Stimulation of the proliferation of human bone cells in vitro by human monocyte products with interleukin-1 activity.
Gowen M., Wood DD., Russell RG.
The process of induction of bone formation, which follows bone resorption during normal and pathological bone turnover, is well documented. However, the mechanisms responsible for this process are unclear. Mononuclear phagocytes present at the sites of bone remodeling could play a role in this "coupling" of bone formation to bone resorption. This study was designed to investigate such a possibility. By measuring both the increase in [3H]thymidine incorporation and in cell number, we found that human monocytes in culture released factors capable of stimulating the proliferation of osteoblast-like cells derived from human bone.

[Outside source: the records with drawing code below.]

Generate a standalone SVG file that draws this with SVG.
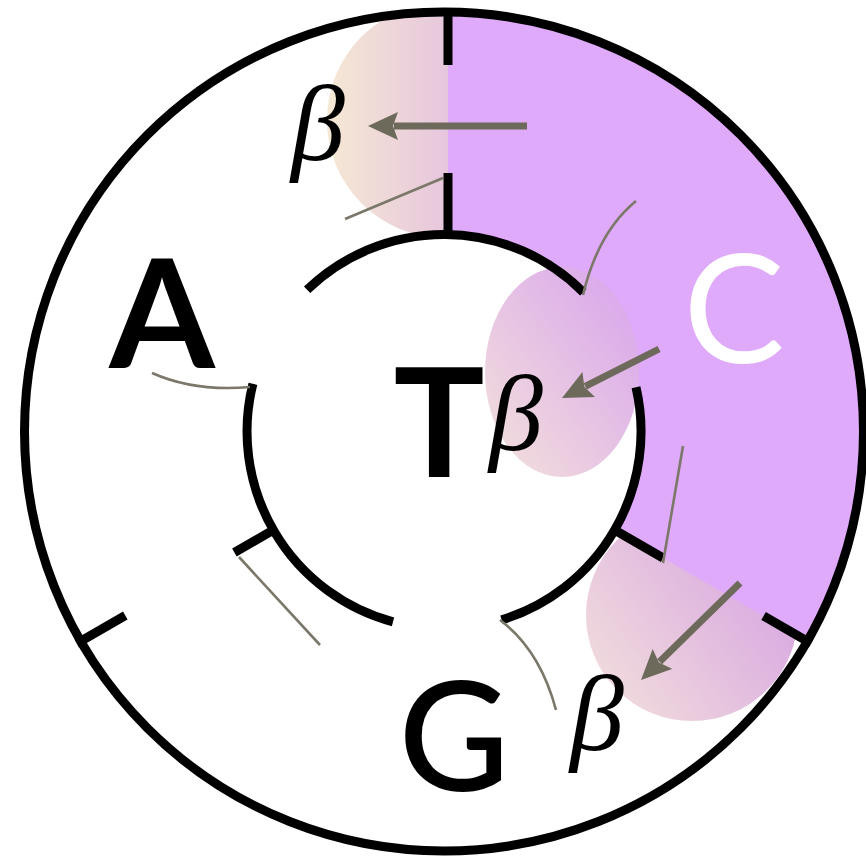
<svg xmlns="http://www.w3.org/2000/svg" width="866" height="857" viewBox="0 0 866 857">
<defs>
<style>
.ring{fill:none;stroke:#000;stroke-width:9}
.tick{stroke:#000;stroke-width:9;fill:none}
.lead{fill:none;stroke:#7b786a;stroke-width:2.6}
.arrow{stroke:#6d6a5b;stroke-width:7;fill:none}
.big{font-family:Lato,"Noto Sans","Liberation Sans",sans-serif;font-size:152px;text-anchor:middle}
.heavy{font-weight:bold}
.beta{font-family:"Liberation Serif","DejaVu Serif",serif;font-style:italic;font-size:108px;text-anchor:middle;fill:#000}
</style>
<marker id="ah" viewBox="0 0 30 28" markerWidth="30" markerHeight="28" markerUnits="userSpaceOnUse" refX="4" refY="14" orient="auto">
<path d="M0,0 L30,14 L0,28 L5,14 Z" fill="#6d6a5b"/>
</marker>
<linearGradient id="g1" x1="0" y1="0" x2="1" y2="0">
<stop offset="0" stop-color="#f5e8d4"/>
<stop offset="1" stop-color="#d9a6e6"/>
</linearGradient>
<linearGradient id="g2" x1="0.1" y1="0.9" x2="0.9" y2="0.1">
<stop offset="0" stop-color="#f1dcdc"/>
<stop offset="1" stop-color="#daa8ec"/>
</linearGradient>
<linearGradient id="g3" x1="0.05" y1="0.85" x2="0.95" y2="0.2">
<stop offset="0" stop-color="#f1dcdc"/>
<stop offset="1" stop-color="#d6a2e2"/>
</linearGradient>
<clipPath id="disk"><circle cx="444" cy="431.5" r="417"/></clipPath>
</defs>
<rect width="866" height="857" fill="#fff"/>
<g id="blobs-under" clip-path="url(#disk)">
<circle cx="445" cy="120" r="118" fill="url(#g1)"/>
<circle cx="692" cy="615" r="106" fill="url(#g3)"/>
</g>
<g id="sector-C">
<path d="M448,12 A419.5,419.5 0 0,1 807.3,641.3 L614.6,530 A197,197 0 0,0 448,234.5 Z" fill="#e0aafa"/>
</g>
<g id="blob-mid">
<ellipse cx="562" cy="372" rx="77" ry="105" fill="url(#g2)"/>
</g>
<g id="rings">
<circle class="ring" cx="444" cy="431.5" r="419.5"/>
<path class="ring" d="M307.1,289.8 A197,197 0 0,1 583.3,292.2"/>
<path class="ring" d="M636,387.2 A197,197 0 0,1 501.6,619.9"/>
<path class="ring" d="M393,621.8 A197,197 0 0,1 252.9,383.8"/>
</g>
<g id="ticks">
<line class="tick" x1="448" y1="234" x2="448" y2="173"/>
<line class="tick" x1="448" y1="8" x2="448" y2="65"/>
<line class="tick" x1="612.9" y1="529" x2="663.1" y2="558"/>
<line class="tick" x1="763.6" y1="616" x2="811.2" y2="643.5"/>
<line class="tick" x1="275.1" y1="529" x2="234.4" y2="552.5"/>
<line class="tick" x1="125.3" y1="615.5" x2="76.8" y2="643.5"/>
</g>
<g id="connectors">
<line class="lead" x1="345" y1="219" x2="443" y2="178"/>
<path class="lead" d="M583,295 Q598,232 636,201"/>
<line class="lead" x1="683" y1="446" x2="663" y2="563"/>
<path class="lead" d="M152,373 Q195,392 250,387"/>
<line class="lead" x1="239" y1="557" x2="320" y2="645"/>
<path class="lead" d="M500,620 Q540,650 556,710"/>
<line class="arrow" x1="527" y1="126" x2="394" y2="126" marker-end="url(#ah)"/>
<line class="arrow" x1="659" y1="349" x2="585.2" y2="386.3" marker-end="url(#ah)"/>
<line class="arrow" x1="740" y1="583" x2="659.6" y2="661.8" marker-end="url(#ah)"/>
</g>
<g id="node-A"><text class="big heavy" x="162" y="368" fill="#000">A</text></g>
<g id="node-T"><text class="big heavy" x="439" y="477" fill="#000">T</text></g>
<g id="node-C"><text class="big" x="734" y="363" fill="#fff">C</text></g>
<g id="node-G"><text class="big" x="454" y="791" fill="#000" font-weight="500">G</text></g>
<g id="beta-top"><text class="beta" x="318" y="160">β</text></g>
<g id="beta-mid"><text class="beta" x="516" y="450">β</text></g>
<g id="beta-low"><text class="beta" x="597" y="750">β</text></g>
</svg>
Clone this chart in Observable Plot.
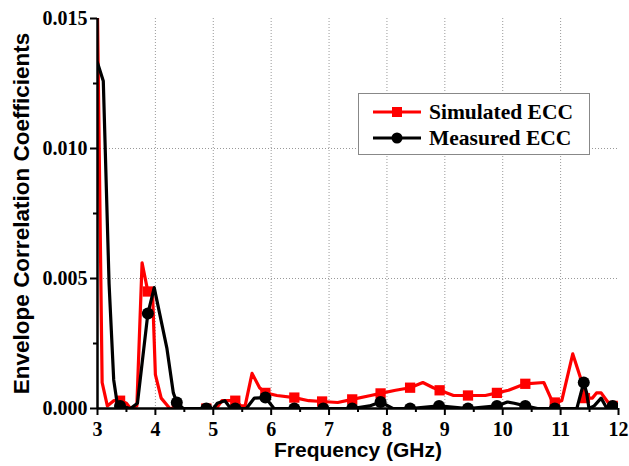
<!DOCTYPE html>
<html>
<head>
<meta charset="utf-8">
<script src="https://cdn.jsdelivr.net/npm/d3@7"></script>
<script src="https://cdn.jsdelivr.net/npm/@observablehq/plot@0.6"></script>
<style>
  html, body { margin: 0; padding: 0; background: #fff; }
  #wrap { position: relative; width: 629px; height: 466px; }
  #wrap svg { font-family: "Liberation Serif", serif; }
  g[aria-label="x-axis tick label"] text, g[aria-label="y-axis tick label"] text {
    font-family: "Liberation Serif", serif; font-weight: bold; font-size: 20px;
  }
  g[aria-label="x-axis label"] text {
    font-family: "Liberation Sans", Arial, sans-serif; font-weight: bold; font-size: 21px;
  }
  g[aria-label="y-axis label"] text {
    font-family: "Liberation Sans", Arial, sans-serif; font-weight: bold; font-size: 22.5px;
  }
  #legend {
    position: absolute; left: 358px; top: 93px; width: 232px; height: 62px;
    border: 1.5px solid #888; background: #fff; box-sizing: border-box;
    font-family: "Liberation Serif", serif; font-weight: bold; font-size: 21.5px;
  }
  .row { position: absolute; left: 12px; height: 26px; display: flex; align-items: center; white-space: nowrap; }
  .row span { margin-left: 6px; }
</style>
</head>
<body>
<div id="wrap"></div>
<script>
// Simulated ECC (red line)
const simFreq = [3.00,3.08,3.17,3.28,3.39,3.50,3.57,3.68,3.77,3.87,3.95,4.00,4.10,4.25,4.37,4.88,5.05,5.15,5.38,5.48,5.55,5.67,5.80,5.90,6.10,6.40,6.65,6.88,7.15,7.40,7.72,7.89,8.15,8.40,8.62,8.80,8.91,9.15,9.40,9.70,9.90,10.10,10.39,10.71,10.85,10.90,11.02,11.21,11.37,11.42,11.55,11.62,11.70,11.83,11.90,12.00];
const simECC  = [0.0152,0.0010,0.0001,0.0003,0.0003,0.0002,0.0000,0.0001,0.0056,0.0045,0.0045,0.0013,0.0004,0.0000,0.0000,0.0000,0.0000,0.0003,0.0003,0.0001,0.0001,0.00135,0.0008,0.0006,0.0005,0.00042,0.0003,0.00027,0.00023,0.00035,0.0005,0.00058,0.0007,0.0008,0.0010,0.0008,0.0007,0.0005,0.0005,0.0005,0.0006,0.0007,0.00095,0.0010,0.0003,0.00023,0.0003,0.0021,0.0010,0.0004,0.0004,0.0006,0.0006,0.0002,0.0001,0.0000];
// Simulated ECC markers
const simMarkFreq = [3.39,3.87,4.37,4.88,5.38,5.90,6.40,6.88,7.40,7.89,8.40,8.91,9.40,9.90,10.39,10.90,11.42,11.90];
const simMarkECC  = [0.0003,0.0045,0.0000,0.0000,0.0003,0.0006,0.00042,0.00027,0.00035,0.00058,0.0008,0.0007,0.0005,0.0006,0.00095,0.00023,0.0004,0.0001];

// Measured ECC (black line)
const measFreq = [3.00,3.10,3.20,3.28,3.34,3.39,3.57,3.69,3.87,3.98,4.20,4.31,4.37,4.48,4.88,5.00,5.07,5.20,5.30,5.38,5.57,5.71,5.90,6.05,6.40,6.90,7.40,7.70,7.89,8.10,8.40,8.90,9.40,9.90,10.08,10.20,10.39,10.60,10.90,11.28,11.40,11.45,11.49,11.58,11.70,11.80,11.90,12.00];
const measECC  = [0.0133,0.0126,0.0048,0.0011,0.0002,0.0001,0.0000,0.0002,0.00365,0.00465,0.0023,0.0006,0.00023,0.0000,0.0000,0.0000,0.0002,0.0003,0.0000,0.0000,0.0000,0.0004,0.00042,0.0000,0.0000,0.0000,0.0000,0.0001,0.00025,0.0000,0.0000,0.0001,0.0000,0.0001,0.00025,0.0002,0.0001,0.0000,0.0000,0.0000,0.0010,0.0006,0.0000,0.0001,0.0004,0.0000,0.0001,0.0000];
const measMarkFreq = [3.39,3.87,4.37,4.88,5.38,5.90,6.40,6.90,7.40,7.89,8.40,8.90,9.40,9.90,10.39,10.90,11.40,11.90];
const measMarkECC  = [0.0001,0.00365,0.00023,0.0000,0.0000,0.00042,0.0000,0.0000,0.0000,0.00025,0.0000,0.0001,0.0000,0.0001,0.0001,0.0000,0.0010,0.0001];

const xTicks = [3,4,5,6,7,8,9,10,11,12];
const xMinor = [3.5,4.5,5.5,6.5,7.5,8.5,9.5,10.5,11.5];
const yTicks = [0, 0.005, 0.010, 0.015];
const yMinor = [0.0025, 0.0075, 0.0125];
const seriesNames = ["Simulated ECC", "Measured ECC"];
const seriesColors = ["#ff0000", "#000000"];

const sim = simFreq.map((f, i) => ({f, v: simECC[i]}));
const simM = simMarkFreq.map((f, i) => ({f, v: simMarkECC[i]}));
const meas = measFreq.map((f, i) => ({f, v: measECC[i]}));
const measM = measMarkFreq.map((f, i) => ({f, v: measMarkECC[i]}));

const chart = Plot.plot({
  width: 629, height: 466,
  marginLeft: 97, marginRight: 11, marginTop: 18, marginBottom: 58,
  x: {domain: [3, 12]},
  y: {domain: [0, 0.015]},
  marks: [
    Plot.gridX(xTicks.slice(1, -1), {stroke: "#999", strokeOpacity: 1, strokeDasharray: "1,2", strokeWidth: 1}),
    Plot.gridY([0.005, 0.010], {stroke: "#999", strokeOpacity: 1, strokeDasharray: "1,2", strokeWidth: 1}),
    Plot.line(sim, {x: "f", y: "v", stroke: seriesColors[0], strokeWidth: 3.2, clip: true}),
    Plot.dot(simM, {x: "f", y: "v", symbol: "square", r: 5.8, fill: seriesColors[0], clip: true}),
    Plot.line(meas, {x: "f", y: "v", stroke: seriesColors[1], strokeWidth: 3.2, clip: true}),
    Plot.dot(measM, {x: "f", y: "v", symbol: "circle", r: 6, fill: seriesColors[1], clip: true}),
    Plot.axisX({ticks: xTicks, tickSize: 7, tickPadding: 6, strokeWidth: 2, tickFormat: d => String(d),
      label: "Frequency (GHz)", labelAnchor: "center", labelArrow: "none", labelOffset: 48}),
    Plot.axisX({ticks: xMinor, tickSize: 4, strokeWidth: 2, tickFormat: null, label: null, text: null}),
    Plot.axisY({ticks: yTicks, tickSize: 7, tickPadding: 3, strokeWidth: 2, tickFormat: d3.format(".3f"),
      label: "Envelope Correlation Coefficients", labelAnchor: "center", labelArrow: "none", labelOffset: 84}),
    Plot.axisY({ticks: yMinor, tickSize: 4, strokeWidth: 2, label: null, text: null}),
    Plot.ruleY([0], {stroke: "black", strokeWidth: 2.5}),
    Plot.ruleX([3], {stroke: "black", strokeWidth: 2.5})
  ]
});
const wrap = document.getElementById("wrap");
wrap.appendChild(chart);

// Legend
const legend = document.createElement("div");
legend.id = "legend";
seriesNames.forEach((name, i) => {
  const row = document.createElement("div");
  row.className = "row";
  row.style.top = (i === 0 ? 5 : 31) + "px";
  const sw = d3.create("svg").attr("width", 52).attr("height", 20);
  sw.append("line").attr("x1", 2).attr("x2", 50).attr("y1", 10).attr("y2", 10)
    .attr("stroke", seriesColors[i]).attr("stroke-width", 3);
  if (i === 0) sw.append("rect").attr("x", 21).attr("y", 5).attr("width", 10).attr("height", 10).attr("fill", seriesColors[i]);
  else sw.append("circle").attr("cx", 26).attr("cy", 10).attr("r", 5.5).attr("fill", seriesColors[i]);
  row.appendChild(sw.node());
  const t = document.createElement("span");
  t.textContent = name;
  row.appendChild(t);
  legend.appendChild(row);
});
wrap.appendChild(legend);
</script>
</body>
</html>
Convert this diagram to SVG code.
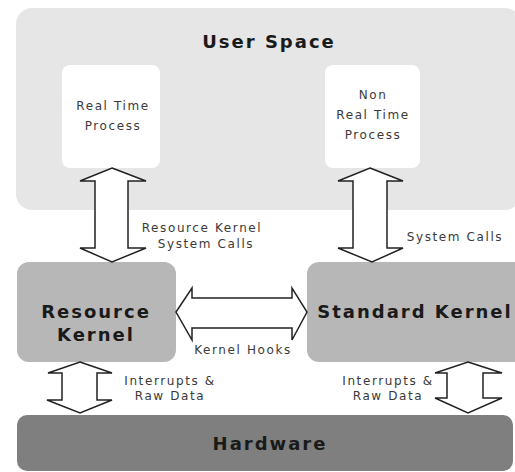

Rapidly dividing cells exhibited a greater response to interleukin 1 (IL-1) than confluent cells. The factors are similar to IL-1 in that they exhibited the same molecular weight and isoelectric point, were present in fractions that contained IL-1 activity after gel filtration chromatography and isoelectric focusing, and showed similar dose-response characteristics. Proliferation was more marked when prostaglandin production by the cells, which was also stimulated by these factors, was inhibited by indomethacin. A factor produced by monocytes that affects osteoblast activity may be important in the coupling of osteoclast and osteoblast actions.